C’è stato un tempo, tra gli anni Novanta e i primi Duemila, in cui la globalizzazione appariva come la promessa di un mondo finalmente unito dal progresso, dalla tecnologia e dalla libera circolazione di merci e capitali. Era l’era dell’ottimismo liberale, di Internet e dell’euro, di un’Europa che pensava di potersi espandere senza limiti e di un’Italia che sognava di colmare il suo ritardo. Ma dietro quell’entusiasmo, come ha ricordato Ernesto Galli della Loggia sul sito del Corriere della Sera, si nascondeva un meccanismo capace di travolgere interi sistemi produttivi e sociali, soprattutto quelli più fragili. Quando, nel 2001, gli Stati Uniti spalancarono le porte del commercio mondiale alla Cina, credendo di aver trovato un partner e non un rivale, si innescò un processo irreversibile: il lavoro occidentale cominciò a costare troppo, le fabbriche si spostarono verso Est, le economie locali si svuotarono. E il Sud, già penalizzato da un divario strutturale, ne pagò il prezzo più alto.

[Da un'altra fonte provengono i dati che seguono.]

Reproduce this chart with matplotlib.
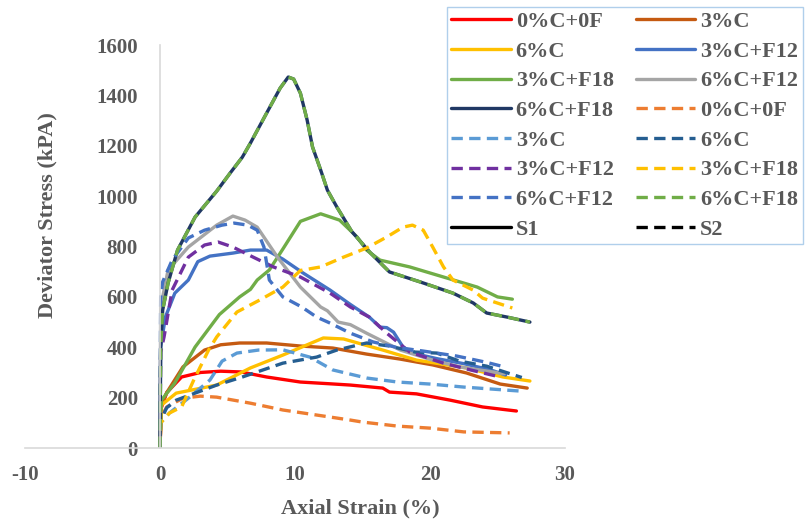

Il Mezzogiorno travolto dalla concorrenza asiatica
Nel nuovo millennio, la globalizzazione ha agito come un uragano silenzioso. Le grandi manifatture del Nord Italia hanno potuto reggere la competizione grazie a capitali, infrastrutture e mercati esteri. Ma al Sud, dove la piccola e media impresa artigiana costituiva il tessuto vitale dell’economia, l’urto è stato devastante. La delocalizzazione, che per molti sembrava una strategia razionale, ha svuotato interi distretti, lasciando dietro di sé capannoni chiusi, disoccupazione e perdita di competenze.
Il Mezzogiorno non ha beneficiato né dei flussi commerciali né dei capitali globali: non aveva porti adeguati, né logistica, né un sistema di credito capace di sostenere l’innovazione. Così, mentre i container pieni di prodotti cinesi approdavano a Gioia Tauro o Taranto per poi risalire verso i mercati del Nord Europa, il Sud rimaneva un semplice corridoio, non un protagonista. La promessa di modernizzazione si è trasformata in una nuova forma di marginalità, più subdola perché mascherata da progresso inevitabile.
Il risveglio dell’Europa e la lezione del Sud
Oggi, dopo oltre vent’anni, il bilancio della globalizzazione appare, per usare le parole di Galli della Loggia, “abbastanza grigio”. L’Occidente ha perso pezzi di sovranità industriale, mentre la Cina — che ha usato il libero mercato senza mai liberalizzarsi politicamente — è diventata una potenza globale. Le diseguaglianze si sono accentuate, la ricchezza si è concentrata e i territori più deboli, come il nostro Mezzogiorno, sono rimasti ai margini della nuova economia mondiale.
Eppure, proprio dal Sud può partire una riflessione diversa. Qui si è toccato con mano il volto ambiguo della globalizzazione: quello che promette sviluppo ma genera dipendenza, che apre i mercati ma chiude le fabbriche. Ripensare il futuro del Mezzogiorno — e dell’Italia intera — significa allora chiedere un nuovo equilibrio tra apertura e protezione, tra competizione e coesione sociale. Perché una globalizzazione senza regole non è progresso: è solo la ripetizione, su scala planetaria, di vecchie disuguaglianze. E a pagarne il prezzo, ancora una volta, è il nostro Mezzogiorno.